## Begin ENTRIES PROVIDED
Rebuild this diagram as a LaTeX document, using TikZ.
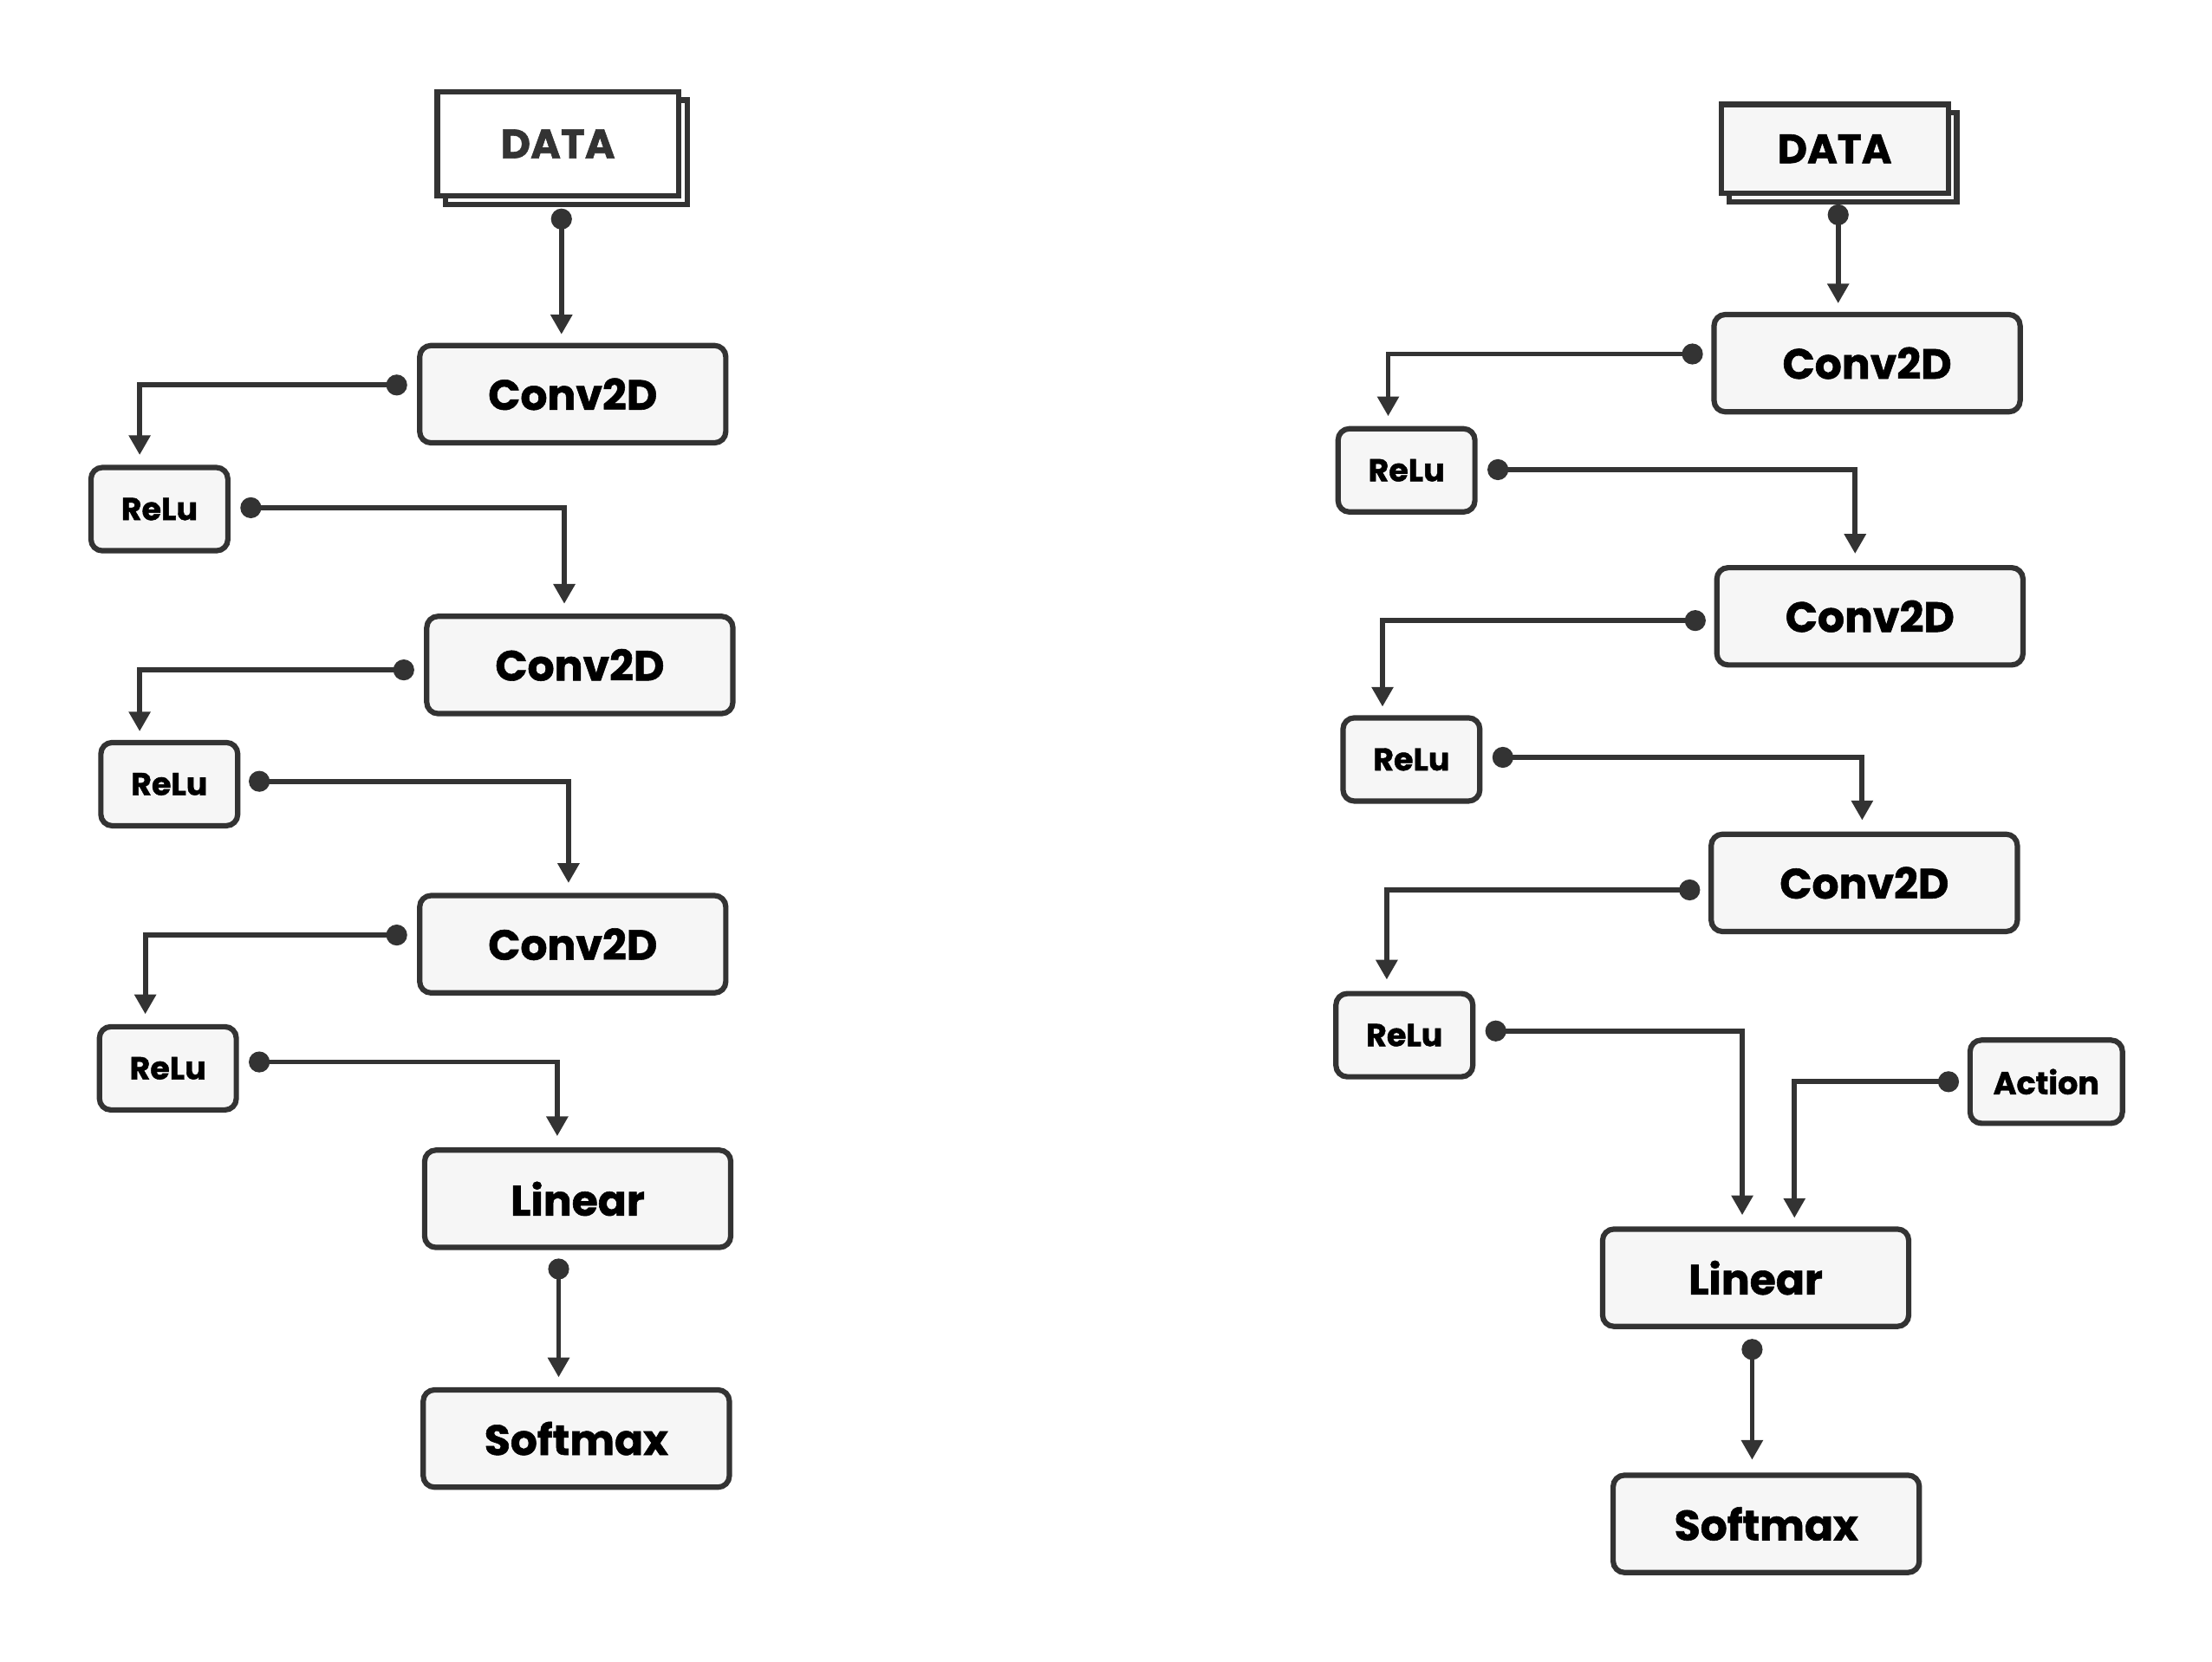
\documentclass[tikz,border=0pt]{standalone}
\usepackage{fontspec}
\setmainfont{Poppins}[BoldFeatures={FakeBold=1.2}]
\usetikzlibrary{arrows.meta,shadows}
\definecolor{ln}{HTML}{333333}
\definecolor{bx}{HTML}{F6F6F6}
\begin{document}
\begin{tikzpicture}[x={(0.5pt,0pt)},y={(0pt,-0.5pt)},
  base/.style={draw=ln,line width=1.9pt,fill=bx,rounded corners=4pt,inner sep=0pt,text=black},
  blk/.style={base,minimum width=108.5pt,minimum height=34.5pt,font=\fontsize{15}{18}\selectfont\bfseries},
  sml/.style={base,minimum width=48.5pt,minimum height=29.5pt,font=\fontsize{11.2}{14}\selectfont\bfseries},
  datab/.style={draw=ln,line width=1.9pt,inner sep=0pt,font=\fontsize{14.5}{17}\selectfont\bfseries,
    copy shadow={shadow xshift=3pt,shadow yshift=-3pt}},
  conn/.style={draw=ln,line width=1.8pt,{Circle[length=7.4pt]}-{Triangle[length=7pt,width=7.4pt]}}]
\useasboundingbox (0,0) rectangle (1568,1178);
% ---------------- left network ----------------
\node[datab,fill=white,text=ln,minimum width=85.5pt,minimum height=37pt] (dL) at (395.5,102) {DATA};
\node[blk] (c1) at (406,279.5) {Conv2D};
\node[sml] (r1) at (113,361) {ReLu};
\node[blk] (c2) at (411,471.5) {Conv2D};
\node[sml] (r2) at (120,556) {ReLu};
\node[blk] (c3) at (406,669.5) {Conv2D};
\node[sml] (r3) at (119,757.5) {ReLu};
\node[blk] (l) at (409.5,850) {Linear};
\node[blk] (s) at (408.5,1020) {Softmax};

\draw[conn] ([shift={(2.5,7)}]dL.south) -- ([shift={(-8,-6)}]c1.north);
\draw[conn] ([shift={(-7,-6.5)}]c1.west) -| ([shift={(-14,-7)}]r1.north);
\draw[conn] ([shift={(7,-1)}]r1.east) -| ([shift={(-11,-7)}]c2.north);
\draw[conn] ([shift={(-7,3.5)}]c2.west) -| ([shift={(-21,-6)}]r2.north);
\draw[conn] ([shift={(6,-2)}]r2.east) -| ([shift={(-3,-7)}]c3.north);
\draw[conn] ([shift={(-7,-6.5)}]c3.west) -| ([shift={(-16,-7)}]r3.north);
\draw[conn] ([shift={(7,-4.5)}]r3.east) -| ([shift={(-14.5,-8)}]l.north);
\draw[conn] ([shift={(-13.5,6)}]l.south) -- ([shift={(-12.5,-7)}]s.north);
% ---------------- right network ----------------
\node[datab,fill=bx,text=black,minimum width=80.5pt,minimum height=31.5pt] (dR) at (1300.5,105.5) {DATA};
\node[blk] (C1) at (1323.5,257.5) {Conv2D};
\node[sml] (R1) at (997,333.5) {ReLu};
\node[blk] (C2) at (1325.5,437) {Conv2D};
\node[sml] (R2) at (1000.5,538.5) {ReLu};
\node[blk] (C3) at (1321.5,626) {Conv2D};
\node[sml] (R3) at (995.5,734) {ReLu};
\node[sml,minimum width=54pt] (A) at (1450.5,767) {Action};
\node[blk] (L) at (1244.5,906) {Linear};
\node[blk] (S) at (1252,1080.5) {Softmax};

\draw[conn] ([shift={(2.5,6)}]dR.south) -- ([shift={(-20.5,-6)}]C1.north);
\draw[conn] ([shift={(-6,-6.5)}]C1.west) -| ([shift={(-13,-7)}]R1.north);
\draw[conn] ([shift={(7,-0.5)}]R1.east) -| ([shift={(-10.5,-8)}]C2.north);
\draw[conn] ([shift={(-6,3)}]C2.west) -| ([shift={(-20.5,-6)}]R2.north);
\draw[conn] ([shift={(7,-1.5)}]R2.east) -| ([shift={(-1.5,-8)}]C3.north);
\draw[conn] ([shift={(-6,5)}]C3.west) -| ([shift={(-12.5,-8)}]R3.north);
\draw[conn] ([shift={(7,-3)}]R3.east) -| ([shift={(-9.5,-8)}]L.north);
\draw[conn] ([shift={(-6,0)}]A.west) -| ([shift={(27.5,-6)}]L.north);
\draw[conn] ([shift={(-2.5,7)}]L.south) -- ([shift={(-2.5,-9)}]S.north -| L.south);
\end{tikzpicture}
\end{document}
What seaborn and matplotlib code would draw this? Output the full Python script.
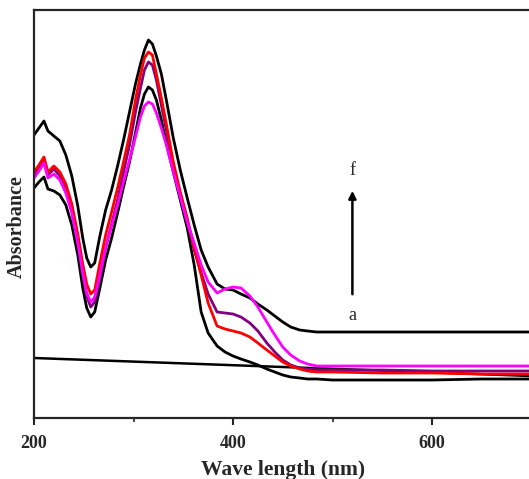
## End ENTRIES PROVIDED
- _AIM OF THE TASK_:
Every line above should be returned word for word, with the pictures left behind.

- _RESULT FOR THIS TASK_:
Rebuild this diagram as a LaTeX document, using TikZ.
\documentclass[tikz,border=0pt]{standalone}
\usepackage{fontspec}
\setmainfont{Poppins}[BoldFeatures={FakeBold=1.2}]
\usetikzlibrary{arrows.meta,shadows}
\definecolor{ln}{HTML}{333333}
\definecolor{bx}{HTML}{F6F6F6}
\begin{document}
\begin{tikzpicture}[x={(0.5pt,0pt)},y={(0pt,-0.5pt)},
  base/.style={draw=ln,line width=1.9pt,fill=bx,rounded corners=4pt,inner sep=0pt,text=black},
  blk/.style={base,minimum width=108.5pt,minimum height=34.5pt,font=\fontsize{15}{18}\selectfont\bfseries},
  sml/.style={base,minimum width=48.5pt,minimum height=29.5pt,font=\fontsize{11.2}{14}\selectfont\bfseries},
  datab/.style={draw=ln,line width=1.9pt,inner sep=0pt,font=\fontsize{14.5}{17}\selectfont\bfseries,
    copy shadow={shadow xshift=3pt,shadow yshift=-3pt}},
  conn/.style={draw=ln,line width=1.8pt,{Circle[length=7.4pt]}-{Triangle[length=7pt,width=7.4pt]}}]
\useasboundingbox (0,0) rectangle (1568,1178);
% ---------------- left network ----------------
\node[datab,fill=white,text=ln,minimum width=85.5pt,minimum height=37pt] (dL) at (395.5,102) {DATA};
\node[blk] (c1) at (406,279.5) {Conv2D};
\node[sml] (r1) at (113,361) {ReLu};
\node[blk] (c2) at (411,471.5) {Conv2D};
\node[sml] (r2) at (120,556) {ReLu};
\node[blk] (c3) at (406,669.5) {Conv2D};
\node[sml] (r3) at (119,757.5) {ReLu};
\node[blk] (l) at (409.5,850) {Linear};
\node[blk] (s) at (408.5,1020) {Softmax};

\draw[conn] ([shift={(2.5,7)}]dL.south) -- ([shift={(-8,-6)}]c1.north);
\draw[conn] ([shift={(-7,-6.5)}]c1.west) -| ([shift={(-14,-7)}]r1.north);
\draw[conn] ([shift={(7,-1)}]r1.east) -| ([shift={(-11,-7)}]c2.north);
\draw[conn] ([shift={(-7,3.5)}]c2.west) -| ([shift={(-21,-6)}]r2.north);
\draw[conn] ([shift={(6,-2)}]r2.east) -| ([shift={(-3,-7)}]c3.north);
\draw[conn] ([shift={(-7,-6.5)}]c3.west) -| ([shift={(-16,-7)}]r3.north);
\draw[conn] ([shift={(7,-4.5)}]r3.east) -| ([shift={(-14.5,-8)}]l.north);
\draw[conn] ([shift={(-13.5,6)}]l.south) -- ([shift={(-12.5,-7)}]s.north);
% ---------------- right network ----------------
\node[datab,fill=bx,text=black,minimum width=80.5pt,minimum height=31.5pt] (dR) at (1300.5,105.5) {DATA};
\node[blk] (C1) at (1323.5,257.5) {Conv2D};
\node[sml] (R1) at (997,333.5) {ReLu};
\node[blk] (C2) at (1325.5,437) {Conv2D};
\node[sml] (R2) at (1000.5,538.5) {ReLu};
\node[blk] (C3) at (1321.5,626) {Conv2D};
\node[sml] (R3) at (995.5,734) {ReLu};
\node[sml,minimum width=54pt] (A) at (1450.5,767) {Action};
\node[blk] (L) at (1244.5,906) {Linear};
\node[blk] (S) at (1252,1080.5) {Softmax};

\draw[conn] ([shift={(2.5,6)}]dR.south) -- ([shift={(-20.5,-6)}]C1.north);
\draw[conn] ([shift={(-6,-6.5)}]C1.west) -| ([shift={(-13,-7)}]R1.north);
\draw[conn] ([shift={(7,-0.5)}]R1.east) -| ([shift={(-10.5,-8)}]C2.north);
\draw[conn] ([shift={(-6,3)}]C2.west) -| ([shift={(-20.5,-6)}]R2.north);
\draw[conn] ([shift={(7,-1.5)}]R2.east) -| ([shift={(-1.5,-8)}]C3.north);
\draw[conn] ([shift={(-6,5)}]C3.west) -| ([shift={(-12.5,-8)}]R3.north);
\draw[conn] ([shift={(7,-3)}]R3.east) -| ([shift={(-9.5,-8)}]L.north);
\draw[conn] ([shift={(-6,0)}]A.west) -| ([shift={(27.5,-6)}]L.north);
\draw[conn] ([shift={(-2.5,7)}]L.south) -- ([shift={(-2.5,-9)}]S.north -| L.south);
\end{tikzpicture}
\end{document}
What seaborn and matplotlib code would draw this? Output the full Python script.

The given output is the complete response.